Other voluntary programs provide limited labor and delivery coverage during the hours of the day or night that historically have had the greatest volume of unattended deliveries or untoward patient outcomes because physicians are not present in the hospital. Some obstetrics hospitalist programs consist of hospital-employed physicians who staff labor and delivery 24 hours a day. Hospitals now have the option of setting up a group of hospitalists under contract or working with existing corporations that provide physician staffing in various specialties or that exclusively provide obstetrics hospitalist staffing and program development.

The obstetric hospitalist specialty is further enhanced by the Society of Ob/Gyn Hospitalists. This group, established in 2011, is "dedicated to enhancing the safety and quality of obstetric and gynecologic hospital medicine by promoting excellence through education, coordination of hospital teams, and collaboration with health care delivery systems." The society members explained their origin as a response to the need for leadership, a sharper focus on patient safety and quality and increasing costs. In the February 2016 Obstetrics and Gynecology journal the society members also suggest that early research shows obstetric hospitalists improve patient safety and the quality of care in labor and delivery units.

==Patient care==
In the traditional patient care model, nurses have been the front line in the labor and delivery unit with patients until the private physician arrives for a delivery. The physician communicates orders to the nurses when they are contacted about the patient usually via telephone. The nurse and physician generally discuss a plan of care and estimate a delivery time so the physician can come to the hospital in a timely manner. If a patient emergency occurs prior to the arrival of the physician the nurse is responsible for care of the patient. This has been the way most labor and delivery units have been managed since women began laboring and delivering in hospitals.

The arrival of the obstetrics hospitalists has changed this traditional pattern of care. In a hospital system with a full-time obstetric hospitalist program an obstetrician is available in the hospital 24 hours a day. Obstetric hospitalists are in the unique position of having more experience with obstetrical emergencies than the average private obstetrician because they are present for most of the complicated or emergency cases.
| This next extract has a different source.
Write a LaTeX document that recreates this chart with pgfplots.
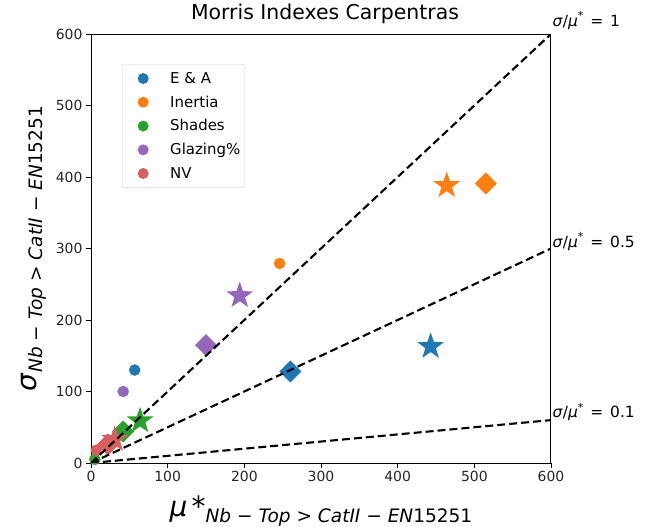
\documentclass[border=0pt]{standalone}
\usepackage{fontspec}
\setmainfont{DejaVu Sans}
\usepackage{pgfplots}
\pgfplotsset{compat=1.18}
\definecolor{cblue}{HTML}{1F77B4}
\definecolor{corange}{HTML}{FF7F0E}
\definecolor{cgreen}{HTML}{2CA02C}
\definecolor{cpurple}{HTML}{9467BD}
\definecolor{cred}{HTML}{D65F5F}
\pgfdeclareplotmark{fstar}{%
  \pgfpathmoveto{\pgfpointpolar{90}{\pgfplotmarksize}}%
  \pgfpathlineto{\pgfpointpolar{126}{0.4\pgfplotmarksize}}%
  \pgfpathlineto{\pgfpointpolar{162}{\pgfplotmarksize}}%
  \pgfpathlineto{\pgfpointpolar{198}{0.4\pgfplotmarksize}}%
  \pgfpathlineto{\pgfpointpolar{234}{\pgfplotmarksize}}%
  \pgfpathlineto{\pgfpointpolar{270}{0.4\pgfplotmarksize}}%
  \pgfpathlineto{\pgfpointpolar{306}{\pgfplotmarksize}}%
  \pgfpathlineto{\pgfpointpolar{342}{0.4\pgfplotmarksize}}%
  \pgfpathlineto{\pgfpointpolar{18}{\pgfplotmarksize}}%
  \pgfpathlineto{\pgfpointpolar{54}{0.4\pgfplotmarksize}}%
  \pgfpathclose\pgfusepathqfill}
\pgfdeclareplotmark{fdiam}{%
  \pgfpathmoveto{\pgfqpoint{0pt}{\pgfplotmarksize}}%
  \pgfpathlineto{\pgfqpoint{\pgfplotmarksize}{0pt}}%
  \pgfpathlineto{\pgfqpoint{0pt}{-\pgfplotmarksize}}%
  \pgfpathlineto{\pgfqpoint{-\pgfplotmarksize}{0pt}}%
  \pgfpathclose\pgfusepathqfill}
\newcommand{\subtxt}{\textit{Nb} − \textit{Top} > \textit{CatII} − \textit{EN}15251}
\newcommand{\ratio}[1]{\textit{σ}/\textit{μ}\raisebox{0.45em}{\fontsize{11}{11}\selectfont *}\hspace{0.45em}=\hspace{0.45em}#1}
\newcommand{\legimg}[1]{\addlegendimage{legend image code/.code={\path[draw=none,fill=none] (0bp,0bp) -- (44bp,0bp); \fill[draw=none,#1] (19bp,0bp) circle (5.5bp);}}}
\begin{document}
\begin{tikzpicture}
\useasboundingbox (0,0) rectangle (651bp,527bp);
\begin{axis}[
  at={(91bp,64bp)}, anchor=south west,
  width=460bp, height=429bp, scale only axis,
  xmin=0, xmax=600, ymin=0, ymax=600,
  xtick={0,100,...,600}, ytick={0,100,...,600},
  tick align=outside, tick pos=left,
  major tick length=5bp,
  tick style={black, line width=0.9bp},
  axis line style={black, line width=1bp},
  ticklabel style={font=\fontsize{14}{14}\selectfont, text=black!85},
  /pgf/number format/assume math mode=true,
  clip mode=individual,
  title={Morris Indexes Carpentras},
  title style={font=\fontsize{20.5}{22}\selectfont, at={(rel axis cs:0.5,1)}, anchor=base, yshift=9bp, xshift=4bp},
  legend style={at={(rel axis cs:0.0674,0.930)}, anchor=north west, draw=black!18, rounded corners=2bp,
    font=\fontsize{15}{15}\selectfont, row sep=7bp, inner xsep=2bp, inner ysep=6bp,
    cells={anchor=west}},
]
\legimg{cblue}
\addlegendentry{E \& A}
\legimg{corange}
\addlegendentry{Inertia}
\legimg{cgreen}
\addlegendentry{Shades}
\legimg{cpurple}
\addlegendentry{Glazing\%\hspace{3bp}}
\legimg{cred}
\addlegendentry{NV}
% circles
\addplot[forget plot, only marks, mark=*, mark size=5.5bp, draw=cblue, fill=cblue] coordinates {(57,130)};
\addplot[forget plot, only marks, mark=*, mark size=5.5bp, draw=corange, fill=corange] coordinates {(246,279)};
\addplot[forget plot, only marks, mark=*, mark size=5.5bp, draw=cgreen, fill=cgreen] coordinates {(5,5)};
\addplot[forget plot, only marks, mark=*, mark size=5.5bp, draw=cpurple, fill=cpurple] coordinates {(42,100)};
\addplot[forget plot, only marks, mark=*, mark size=5.5bp, draw=cred, fill=cred] coordinates {(7,18)};
% diamonds
\addplot[forget plot, only marks, mark=fdiam, mark size=11bp, fill=cblue] coordinates {(260,128)};
\addplot[forget plot, only marks, mark=fdiam, mark size=11bp, fill=corange] coordinates {(515,391)};
\addplot[forget plot, only marks, mark=fdiam, mark size=11bp, fill=cgreen] coordinates {(42,44)};
\addplot[forget plot, only marks, mark=fdiam, mark size=11bp, fill=cpurple] coordinates {(150,165)};
\addplot[forget plot, only marks, mark=fdiam, mark size=11bp, fill=cred] coordinates {(22,26)};
% stars
\addplot[forget plot, only marks, mark=fstar, mark size=14bp, fill=cblue] coordinates {(443,163)};
\addplot[forget plot, only marks, mark=fstar, mark size=14bp, fill=corange] coordinates {(464,388)};
\addplot[forget plot, only marks, mark=fstar, mark size=14bp, fill=cgreen] coordinates {(64,59)};
\addplot[forget plot, only marks, mark=fstar, mark size=14bp, fill=cpurple] coordinates {(194,234)};
\addplot[forget plot, only marks, mark=fstar, mark size=14bp, fill=cred] coordinates {(31,33)};
% ratio lines
\addplot[forget plot, black, line width=2.1bp, dash pattern=on 8bp off 4bp] coordinates {(0,0) (600,600)};
\addplot[forget plot, black, line width=2.1bp, dash pattern=on 8bp off 4bp] coordinates {(0,0) (600,300)};
\addplot[forget plot, black, line width=2.1bp, dash pattern=on 8bp off 4bp] coordinates {(0,0) (600,60)};
\node[anchor=base west, inner sep=0pt, xshift=1.5bp, font=\fontsize{15.5}{16}\selectfont] at (axis cs:600,610) {\ratio{1}};
\node[anchor=base west, inner sep=0pt, xshift=1.5bp, font=\fontsize{15.5}{16}\selectfont] at (axis cs:600,301) {\ratio{0.5}};
\node[anchor=base west, inner sep=0pt, xshift=1.5bp, font=\fontsize{15.5}{16}\selectfont] at (axis cs:600,63) {\ratio{0.1}};
% axis labels
\node[anchor=base, inner sep=0pt, yshift=-53bp] at (rel axis cs:0.5,0)
  {{\fontsize{28}{28}\selectfont\textit{μ}\hspace{0.15em}*}\raisebox{-6bp}{\fontsize{18.6}{19}\selectfont\subtxt}};
\node[xshift=-55bp, rotate=90, anchor=base, inner sep=0pt] at (rel axis cs:0,0.5)
  {{\fontsize{28}{28}\selectfont\textit{σ}}\raisebox{-6bp}{\fontsize{18.6}{19}\selectfont\subtxt}};
\end{axis}
\end{tikzpicture}
\end{document}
This experience increases the quality of the care they provide. In this new model, pregnant patients have access to immediate obstetrical care and private obstetricians have an onsite partner who can offer second opinions and assistance with complicated or high risk cases. This model also provides the hospital staff with a physician available to offer immediate support, education and patient care. The hospital administration has a tangible system in place that directly supports quality care and patient satisfaction.

Obstetric hospitalist programs play an important role in evolving health care delivery systems that focus on strategies that increase safety and satisfaction while reducing risk and costs.